For the AAR specifically, the supervisory consequence flows through the same channels: NCAs supervise active-account and representativeness compliance, ESMA monitors at Union level, and the national penalty regimes give competent authorities the tools to act, with public disclosure as the standing expectation. The asset at risk is not just a fine. It is the public penalty record and the supervisory attention that follows a firm that cannot evidence why its EU clearing share is what it is.
This is where most of the operational pain actually lands. Not in the headline obligation, which is clear enough, but in maintaining a defensible, continuously updated map from each AAR obligation to the source text and the live technical standards, across every in-scope entity and product category, while EMIR 3.0's standards finalise around you.
That mapping is exactly what Aegis GRC builds. One organizational profile, deterministic mapping against 245+ regulations across 28 jurisdictions, every obligation traced to a verbatim quote from the source legal text with article-level citation. When the next EMIR 3.0 technical standard drops, you see clause-level diffs against the source and only the obligations actually touched re-materialise. No AI hallucinations. Answer once. Assess everything.
See your EMIR 3.0 exposure mapped to the obligations that actually apply to you at agrc.ai. If you are in financial services, our financial services solution and regulatory intelligence layers are built for exactly this kind of moving-target regime.
FAQ: EMIR 3.0 Active Account Requirement
What is the EMIR 3.0 Active Account Requirement in one sentence? It is an obligation, introduced by Regulation (EU) 2024/2987 amending EMIR, requiring in-scope EU counterparties to hold a qualifying active account at an EU-authorised CCP and to clear a representative portion of certain in-scope derivatives through it, to reduce reliance on third-country CCPs.
Who is in scope of the AAR? The same population EMIR's clearing obligation reaches for the in-scope products: financial counterparties as defined in EMIR Article 2(8) and non-financial counterparties that exceed the clearing threshold under Article 10, where they are subject to the clearing obligation for the relevant product classes.
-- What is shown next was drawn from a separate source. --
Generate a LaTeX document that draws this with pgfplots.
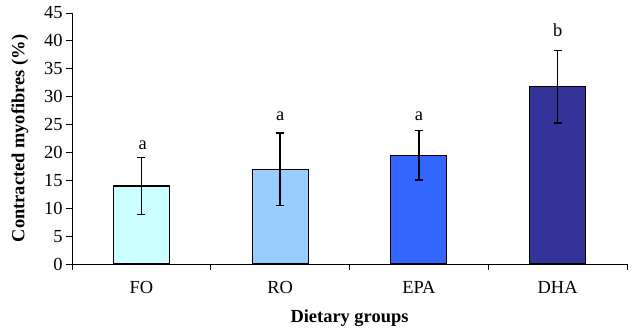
\documentclass[border=0pt]{standalone}
\usepackage{pgfplots}
\pgfplotsset{compat=1.18}
\usepackage{fontspec}
\setmainfont{Liberation Serif}
\definecolor{cFO}{HTML}{CCFFFF}
\definecolor{cRO}{HTML}{99CCFF}
\definecolor{cEPA}{HTML}{3366FF}
\definecolor{cDHA}{HTML}{333399}
\newcommand{\fs}{\fontsize{18.5}{20}\selectfont}
\begin{document}
\begin{tikzpicture}
\begin{axis}[
  at={(0,0)}, anchor=south west,
  scale only axis, width=555bp, height=251bp,
  xmin=0, xmax=4, ymin=0, ymax=45,
  axis x line*=bottom, axis y line*=left,
  axis line style={line width=0.8bp, black},
  xtick={0.5,1.5,2.5,3.5},
  xticklabels={FO,RO,EPA,DHA},
  minor xtick={0,1,2,3,4},
  major x tick style={draw=none},
  ytick={0,5,...,45},
  tick align=outside,
  major tick length=6bp, minor tick length=6bp,
  tick style={line width=0.8bp, black},
  ticklabel style={font=\fs},
  xticklabel style={yshift=-8bp},
  /pgf/number format/assume math mode=true,
  every axis y label/.style={at={(axis description cs:0,0.5)}, xshift=-52bp, rotate=90, anchor=center, font=\fs\bfseries},
  every axis x label/.style={at={(axis description cs:0.5,0)}, yshift=-54bp, anchor=center, font=\fs\bfseries},
  ylabel={Contracted myofibres (\%)},
  xlabel={Dietary groups},
  ybar, bar width=56bp, bar shift=0pt,
  error bars/error bar style={line width=1.6bp, black},
  error bars/error mark options={rotate=90, mark size=4bp, line width=1.6bp, black},
  clip=false,
]
\addplot[fill=cFO, draw=black, line width=1.2bp, error bars/.cd, y dir=both, y explicit]
  coordinates {(0.5,14.0) +- (0,5.1)};
\addplot[fill=cRO, draw=black, line width=1.2bp, error bars/.cd, y dir=both, y explicit]
  coordinates {(1.5,17.0) +- (0,6.5)};
\addplot[fill=cEPA, draw=black, line width=1.2bp, error bars/.cd, y dir=both, y explicit]
  coordinates {(2.5,19.5) +- (0,4.4)};
\addplot[fill=cDHA, draw=black, line width=1.2bp, error bars/.cd, y dir=both, y explicit]
  coordinates {(3.5,31.8) +- (0,6.5)};
\node[font=\fs] at (axis cs:0.51,21.2) {a};
\node[font=\fs] at (axis cs:1.5,26.4) {a};
\node[font=\fs] at (axis cs:2.5,26.5) {a};
\node[font=\fs] at (axis cs:3.5,42.0) {b};
\end{axis}
\pgfresetboundingbox
\path[use as bounding box] (-72bp,-69bp) rectangle (560bp,264bp);
\end{tikzpicture}
\end{document}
What makes an active account "qualifying"? The account must meet ESMA's operational conditions, meaning it is permanently functional and operationally ready to absorb cleared flow, including under stress, rather than dormant. The precise parameters live in ESMA technical standards.
What is the difference between holding an active account and meeting the representativeness obligation? Holding a qualifying account is the structural requirement; the representativeness obligation requires counterparties above a defined activity level to actually clear a representative number of trades through that account across defined product sub-categories, so the account is not merely a paper formality.
What are the penalties for non-compliance? EMIR Article 12 requires Member States to impose penalties that are effective, proportionate, and dissuasive, including at least administrative fines, with public disclosure of penalties for infringements of Articles 4, 5, and 7 to 11 as the default expectation.